Amerika Serikat dan sekutunya kini mampu mengancam serta menghancurkan seluruh situs peluncuran nuklir Rusia dan China dengan senjata konvensional, menciptakan situasi geopolitik yang berpotensi tidak stabil.
Hal itu diungkapkan dua ahli militer, Dan Plesch dan Manuel Galileo dari Soas University of London, yang menyatakan bahwa perkembangan ini mencerminkan peningkatan kekuatan militer AS dibandingkan dengan Moskow dan Beijing, khususnya dalam teknologi misil.

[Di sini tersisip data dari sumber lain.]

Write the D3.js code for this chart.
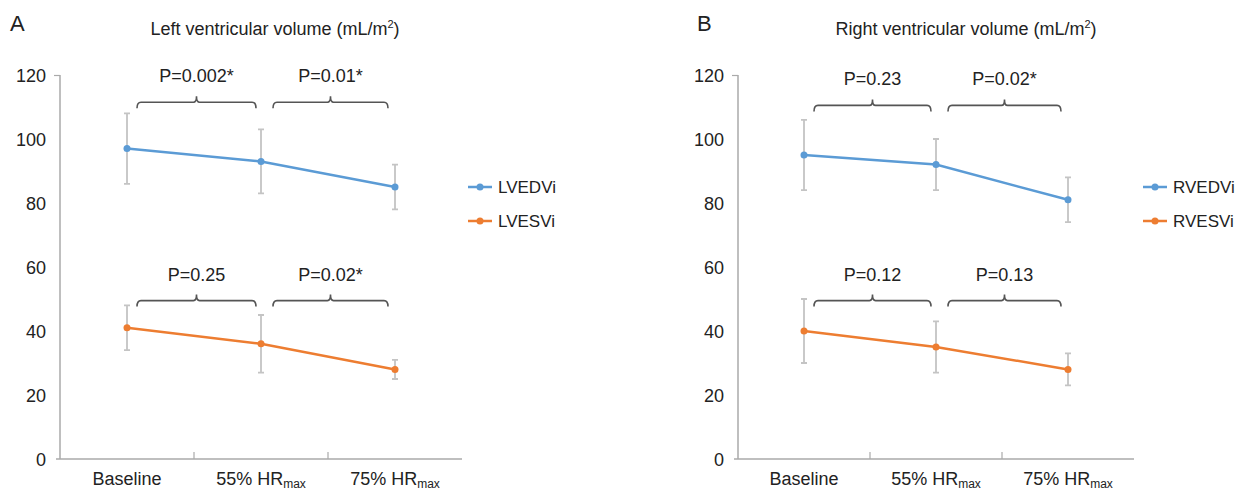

Mereka berpendapat bahwa hal ini dapat memicu perlombaan senjata baru saat China dan Rusia berusaha merespons, serta meningkatkan risiko salah perhitungan dalam krisis besar. Kedua negara bisa saja meluncurkan senjata nuklir untuk mendahului AS.
Dalam makalah yang diterbitkan pada Kamis (5/9/2024), sebagaimana dilansir The Guardian, Plesch dan Galileo menulis bahwa AS memiliki “kapasitas yang masuk akal saat ini dengan kekuatan non-nuklir untuk mencegah kekuatan nuklir Rusia dan China”, memberi keunggulan militer bagi AS atas kedua negara tersebut.
Diperkirakan ada sekitar 150 situs peluncuran nuklir di Rusia dan 70 di China, yang berada sekitar 2.500 km dari perbatasan terdekat. Semua situs ini dapat dijangkau oleh misil jelajah JASSM dan Tomahawk yang diluncurkan dari udara dalam waktu lebih dari dua jam, dalam serangan awal yang dirancang untuk mencegah peluncuran senjata nuklir.
Plesch dan Galileo juga menyebutkan bahwa kekuatan militer konvensional AS yang meningkat dapat menekan Rusia dan Tiongkok untuk menempatkan misil mereka dalam kondisi siap diluncurkan secara langsung. Ini bisa meningkatkan risiko kesalahan peluncuran, yang pada akhirnya dapat merugikan AS.
Meski sebagian besar pihak tidak percaya konfrontasi besar antara AS dengan Rusia atau China mungkin terjadi, invasi Rusia ke Ukraina telah meningkatkan ketidakpastian global.
Para penulis memperingatkan bahwa perkembangan militer ini terjadi di saat kontrol senjata semakin menurun, dengan berakhirnya Perjanjian Senjata Nuklir Jarak Menengah pada 2019, yang sebelumnya melarang AS dan Rusia memiliki misil berbasis darat dengan jangkauan tertentu.
Kedua ahli ini menekankan perlunya fokus baru pada kontrol senjata untuk menghindari eskalasi, sesuai seruan Sekretaris Jenderal PBB António Guterres pada Juli 2023, yang mengusulkan diadakannya sesi khusus Majelis Umum PBB tentang pelucutan senjata.